PROBLEM ▸
From the very first line of the data to the line containing "(0,0) rectangle (1147,1179);", retype everything exactly, leaving the pictures behind.

══════════

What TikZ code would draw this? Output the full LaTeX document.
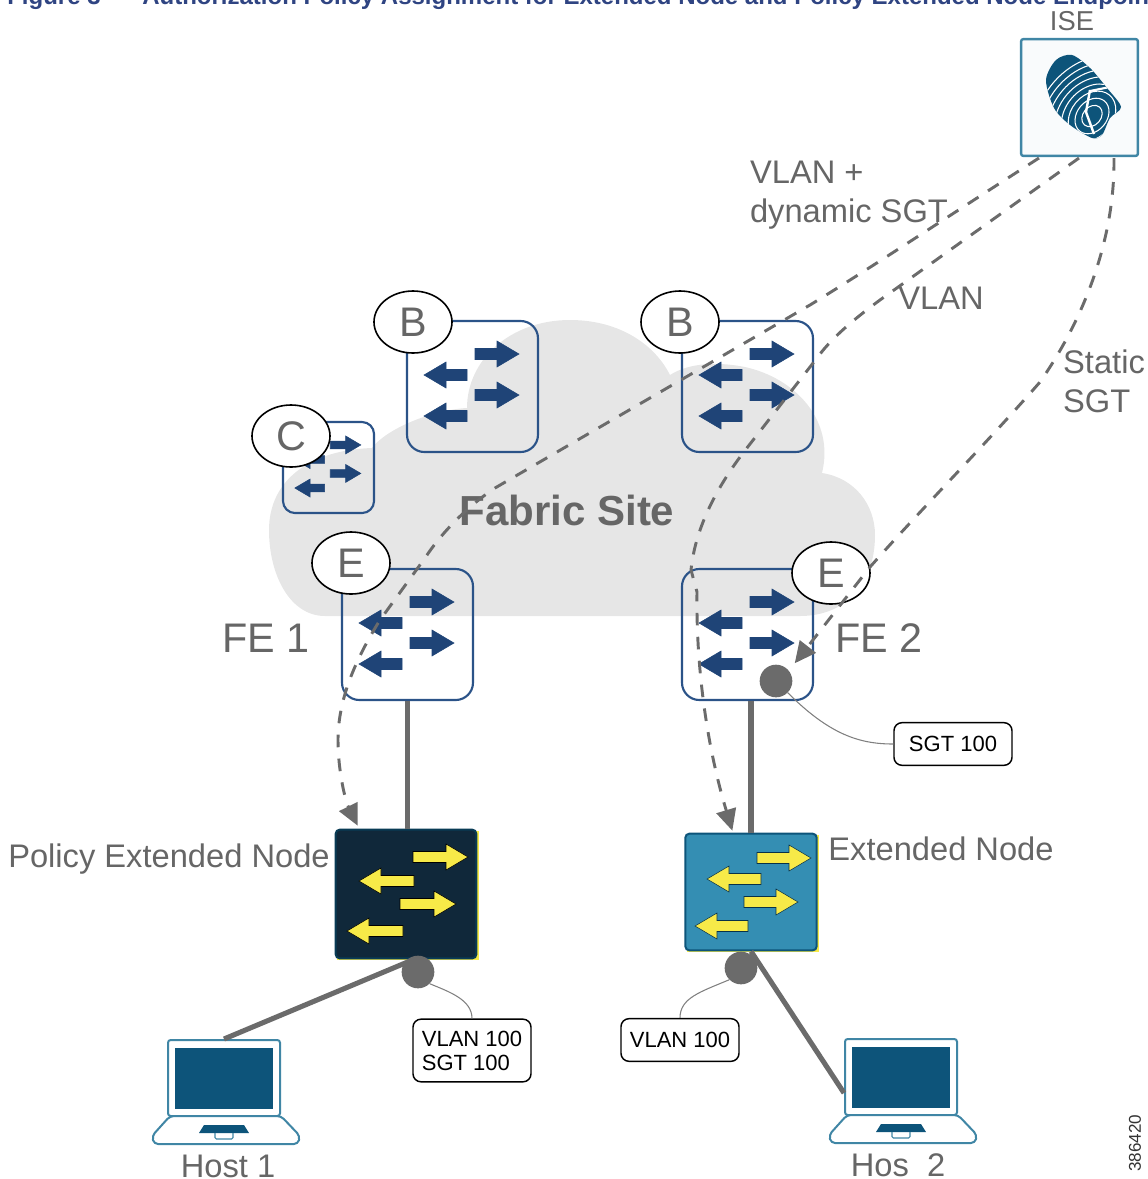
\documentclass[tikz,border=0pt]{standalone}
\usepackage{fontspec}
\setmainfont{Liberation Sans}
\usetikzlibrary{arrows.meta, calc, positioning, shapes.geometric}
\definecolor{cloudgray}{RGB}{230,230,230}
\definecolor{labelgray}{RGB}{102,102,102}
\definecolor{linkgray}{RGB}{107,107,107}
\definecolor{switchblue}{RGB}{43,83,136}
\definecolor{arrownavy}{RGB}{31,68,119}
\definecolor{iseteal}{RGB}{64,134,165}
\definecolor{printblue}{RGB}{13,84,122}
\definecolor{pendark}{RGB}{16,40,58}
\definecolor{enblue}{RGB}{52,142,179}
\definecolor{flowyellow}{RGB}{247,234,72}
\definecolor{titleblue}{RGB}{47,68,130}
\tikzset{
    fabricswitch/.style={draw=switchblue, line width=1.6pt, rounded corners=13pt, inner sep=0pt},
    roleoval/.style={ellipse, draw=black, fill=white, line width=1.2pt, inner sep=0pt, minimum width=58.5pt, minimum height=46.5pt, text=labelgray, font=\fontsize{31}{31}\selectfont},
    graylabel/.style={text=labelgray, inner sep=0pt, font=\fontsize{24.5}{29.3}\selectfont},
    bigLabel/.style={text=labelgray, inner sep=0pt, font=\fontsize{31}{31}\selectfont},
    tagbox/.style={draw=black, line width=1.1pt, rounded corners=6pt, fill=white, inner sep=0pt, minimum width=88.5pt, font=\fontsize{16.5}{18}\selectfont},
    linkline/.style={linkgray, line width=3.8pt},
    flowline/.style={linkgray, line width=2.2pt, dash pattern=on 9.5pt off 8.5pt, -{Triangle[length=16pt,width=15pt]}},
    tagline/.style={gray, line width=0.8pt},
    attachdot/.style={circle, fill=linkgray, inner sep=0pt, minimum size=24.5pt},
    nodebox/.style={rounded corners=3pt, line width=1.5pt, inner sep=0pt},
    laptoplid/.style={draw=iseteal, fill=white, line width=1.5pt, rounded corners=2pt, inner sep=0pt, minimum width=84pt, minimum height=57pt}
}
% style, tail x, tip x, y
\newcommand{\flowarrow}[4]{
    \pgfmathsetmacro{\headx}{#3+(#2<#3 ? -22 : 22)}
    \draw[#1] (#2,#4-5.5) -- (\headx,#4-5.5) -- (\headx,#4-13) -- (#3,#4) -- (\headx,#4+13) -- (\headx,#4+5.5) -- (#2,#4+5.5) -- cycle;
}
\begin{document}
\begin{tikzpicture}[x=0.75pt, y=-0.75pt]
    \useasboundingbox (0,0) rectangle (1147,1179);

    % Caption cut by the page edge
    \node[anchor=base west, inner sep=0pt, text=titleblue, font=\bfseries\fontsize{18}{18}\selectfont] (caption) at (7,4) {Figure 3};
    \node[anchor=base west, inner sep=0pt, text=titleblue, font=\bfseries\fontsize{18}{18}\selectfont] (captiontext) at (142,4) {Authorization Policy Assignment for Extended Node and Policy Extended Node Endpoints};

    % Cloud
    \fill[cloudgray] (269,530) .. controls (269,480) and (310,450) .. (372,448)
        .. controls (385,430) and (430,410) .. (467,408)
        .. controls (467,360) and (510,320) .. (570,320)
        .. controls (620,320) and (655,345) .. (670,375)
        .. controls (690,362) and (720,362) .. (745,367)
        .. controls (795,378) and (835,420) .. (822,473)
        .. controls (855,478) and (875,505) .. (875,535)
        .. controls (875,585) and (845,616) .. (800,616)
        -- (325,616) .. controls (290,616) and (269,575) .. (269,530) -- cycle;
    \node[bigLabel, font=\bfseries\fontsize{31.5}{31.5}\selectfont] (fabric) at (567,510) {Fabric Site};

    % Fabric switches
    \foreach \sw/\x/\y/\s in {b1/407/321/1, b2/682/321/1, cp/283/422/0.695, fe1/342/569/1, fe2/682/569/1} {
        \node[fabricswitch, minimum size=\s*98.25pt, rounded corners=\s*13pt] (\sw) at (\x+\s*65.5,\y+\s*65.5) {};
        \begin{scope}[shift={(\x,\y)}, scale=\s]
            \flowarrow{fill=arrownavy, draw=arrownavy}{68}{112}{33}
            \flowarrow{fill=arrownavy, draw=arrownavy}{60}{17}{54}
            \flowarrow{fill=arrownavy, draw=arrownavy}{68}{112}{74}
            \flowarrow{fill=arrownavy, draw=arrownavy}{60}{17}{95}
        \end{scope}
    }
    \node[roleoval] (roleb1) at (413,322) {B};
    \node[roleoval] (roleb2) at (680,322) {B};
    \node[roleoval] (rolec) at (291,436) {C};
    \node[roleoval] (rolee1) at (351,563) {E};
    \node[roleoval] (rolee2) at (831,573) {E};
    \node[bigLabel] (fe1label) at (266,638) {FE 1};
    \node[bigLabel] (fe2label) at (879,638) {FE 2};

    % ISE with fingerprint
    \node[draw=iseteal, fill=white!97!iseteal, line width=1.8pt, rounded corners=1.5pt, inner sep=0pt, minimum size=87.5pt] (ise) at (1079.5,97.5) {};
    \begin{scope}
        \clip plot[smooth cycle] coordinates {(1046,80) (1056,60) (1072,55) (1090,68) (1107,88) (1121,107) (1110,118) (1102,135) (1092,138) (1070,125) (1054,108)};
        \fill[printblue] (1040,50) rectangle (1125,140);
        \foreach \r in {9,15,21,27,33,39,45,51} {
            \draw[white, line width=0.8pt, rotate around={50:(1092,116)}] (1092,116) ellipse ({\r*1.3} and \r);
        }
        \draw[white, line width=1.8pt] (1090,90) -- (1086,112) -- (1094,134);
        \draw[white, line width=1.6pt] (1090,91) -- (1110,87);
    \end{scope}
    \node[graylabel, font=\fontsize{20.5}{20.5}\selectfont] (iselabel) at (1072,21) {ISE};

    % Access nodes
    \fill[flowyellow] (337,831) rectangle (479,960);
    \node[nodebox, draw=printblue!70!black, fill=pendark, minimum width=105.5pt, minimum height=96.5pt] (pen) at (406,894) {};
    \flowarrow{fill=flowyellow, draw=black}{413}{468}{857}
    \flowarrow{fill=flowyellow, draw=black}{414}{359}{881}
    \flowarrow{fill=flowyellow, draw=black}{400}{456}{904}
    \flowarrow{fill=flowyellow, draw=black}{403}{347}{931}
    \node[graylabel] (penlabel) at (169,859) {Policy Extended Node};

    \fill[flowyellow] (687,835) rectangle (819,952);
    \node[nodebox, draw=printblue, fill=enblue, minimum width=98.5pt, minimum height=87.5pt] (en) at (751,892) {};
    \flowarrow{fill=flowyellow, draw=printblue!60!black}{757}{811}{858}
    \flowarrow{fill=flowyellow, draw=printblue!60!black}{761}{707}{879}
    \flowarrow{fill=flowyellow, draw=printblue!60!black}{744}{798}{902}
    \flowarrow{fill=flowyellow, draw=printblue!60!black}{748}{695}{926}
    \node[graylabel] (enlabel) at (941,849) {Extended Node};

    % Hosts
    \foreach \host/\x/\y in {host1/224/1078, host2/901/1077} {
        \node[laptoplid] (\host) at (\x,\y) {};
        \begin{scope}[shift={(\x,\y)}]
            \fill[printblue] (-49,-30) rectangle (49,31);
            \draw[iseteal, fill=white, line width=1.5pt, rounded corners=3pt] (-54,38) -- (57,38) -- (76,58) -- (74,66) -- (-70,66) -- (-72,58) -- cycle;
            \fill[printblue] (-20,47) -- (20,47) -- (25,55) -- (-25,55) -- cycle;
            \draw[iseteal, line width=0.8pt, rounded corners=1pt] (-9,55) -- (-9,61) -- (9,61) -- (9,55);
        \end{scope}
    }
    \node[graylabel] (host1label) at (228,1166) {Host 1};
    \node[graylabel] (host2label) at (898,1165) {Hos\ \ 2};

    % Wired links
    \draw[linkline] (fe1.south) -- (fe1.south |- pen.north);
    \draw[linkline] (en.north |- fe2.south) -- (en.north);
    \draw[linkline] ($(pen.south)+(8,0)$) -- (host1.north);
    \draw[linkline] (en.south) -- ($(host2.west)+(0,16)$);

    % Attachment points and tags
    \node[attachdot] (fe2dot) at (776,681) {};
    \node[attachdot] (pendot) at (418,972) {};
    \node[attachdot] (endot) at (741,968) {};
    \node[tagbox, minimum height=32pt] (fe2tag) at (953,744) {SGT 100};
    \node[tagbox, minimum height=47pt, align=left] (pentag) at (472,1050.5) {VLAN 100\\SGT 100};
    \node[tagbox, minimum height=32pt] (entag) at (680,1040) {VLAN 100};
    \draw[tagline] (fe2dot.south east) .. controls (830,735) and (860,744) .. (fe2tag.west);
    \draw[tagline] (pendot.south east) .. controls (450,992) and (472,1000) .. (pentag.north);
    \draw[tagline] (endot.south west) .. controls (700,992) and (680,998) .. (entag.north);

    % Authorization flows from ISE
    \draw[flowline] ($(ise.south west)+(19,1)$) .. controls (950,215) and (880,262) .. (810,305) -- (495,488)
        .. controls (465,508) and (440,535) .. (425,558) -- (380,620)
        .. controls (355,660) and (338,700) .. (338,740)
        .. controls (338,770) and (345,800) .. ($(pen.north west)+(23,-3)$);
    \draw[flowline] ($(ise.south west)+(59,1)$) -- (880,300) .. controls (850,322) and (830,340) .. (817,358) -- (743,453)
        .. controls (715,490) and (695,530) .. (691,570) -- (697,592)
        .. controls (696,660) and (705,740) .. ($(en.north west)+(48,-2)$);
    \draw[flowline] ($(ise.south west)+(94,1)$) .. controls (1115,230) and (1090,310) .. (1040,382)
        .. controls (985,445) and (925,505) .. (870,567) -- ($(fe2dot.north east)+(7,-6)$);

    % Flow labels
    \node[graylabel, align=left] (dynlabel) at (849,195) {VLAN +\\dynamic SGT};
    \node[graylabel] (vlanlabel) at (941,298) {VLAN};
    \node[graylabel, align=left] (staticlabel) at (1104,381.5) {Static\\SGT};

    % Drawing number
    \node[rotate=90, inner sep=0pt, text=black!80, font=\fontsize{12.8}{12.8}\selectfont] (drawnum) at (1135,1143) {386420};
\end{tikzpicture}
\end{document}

══════════

EXPECTED ANSWER ▸
What TikZ code would draw this? Output the full LaTeX document.
\documentclass[tikz,border=0pt]{standalone}
\usepackage{fontspec}
\setmainfont{Liberation Sans}
\usetikzlibrary{arrows.meta, calc, positioning, shapes.geometric}
\definecolor{cloudgray}{RGB}{230,230,230}
\definecolor{labelgray}{RGB}{102,102,102}
\definecolor{linkgray}{RGB}{107,107,107}
\definecolor{switchblue}{RGB}{43,83,136}
\definecolor{arrownavy}{RGB}{31,68,119}
\definecolor{iseteal}{RGB}{64,134,165}
\definecolor{printblue}{RGB}{13,84,122}
\definecolor{pendark}{RGB}{16,40,58}
\definecolor{enblue}{RGB}{52,142,179}
\definecolor{flowyellow}{RGB}{247,234,72}
\definecolor{titleblue}{RGB}{47,68,130}
\tikzset{
    fabricswitch/.style={draw=switchblue, line width=1.6pt, rounded corners=13pt, inner sep=0pt},
    roleoval/.style={ellipse, draw=black, fill=white, line width=1.2pt, inner sep=0pt, minimum width=58.5pt, minimum height=46.5pt, text=labelgray, font=\fontsize{31}{31}\selectfont},
    graylabel/.style={text=labelgray, inner sep=0pt, font=\fontsize{24.5}{29.3}\selectfont},
    bigLabel/.style={text=labelgray, inner sep=0pt, font=\fontsize{31}{31}\selectfont},
    tagbox/.style={draw=black, line width=1.1pt, rounded corners=6pt, fill=white, inner sep=0pt, minimum width=88.5pt, font=\fontsize{16.5}{18}\selectfont},
    linkline/.style={linkgray, line width=3.8pt},
    flowline/.style={linkgray, line width=2.2pt, dash pattern=on 9.5pt off 8.5pt, -{Triangle[length=16pt,width=15pt]}},
    tagline/.style={gray, line width=0.8pt},
    attachdot/.style={circle, fill=linkgray, inner sep=0pt, minimum size=24.5pt},
    nodebox/.style={rounded corners=3pt, line width=1.5pt, inner sep=0pt},
    laptoplid/.style={draw=iseteal, fill=white, line width=1.5pt, rounded corners=2pt, inner sep=0pt, minimum width=84pt, minimum height=57pt}
}
% style, tail x, tip x, y
\newcommand{\flowarrow}[4]{
    \pgfmathsetmacro{\headx}{#3+(#2<#3 ? -22 : 22)}
    \draw[#1] (#2,#4-5.5) -- (\headx,#4-5.5) -- (\headx,#4-13) -- (#3,#4) -- (\headx,#4+13) -- (\headx,#4+5.5) -- (#2,#4+5.5) -- cycle;
}
\begin{document}
\begin{tikzpicture}[x=0.75pt, y=-0.75pt]
    \useasboundingbox (0,0) rectangle (1147,1179);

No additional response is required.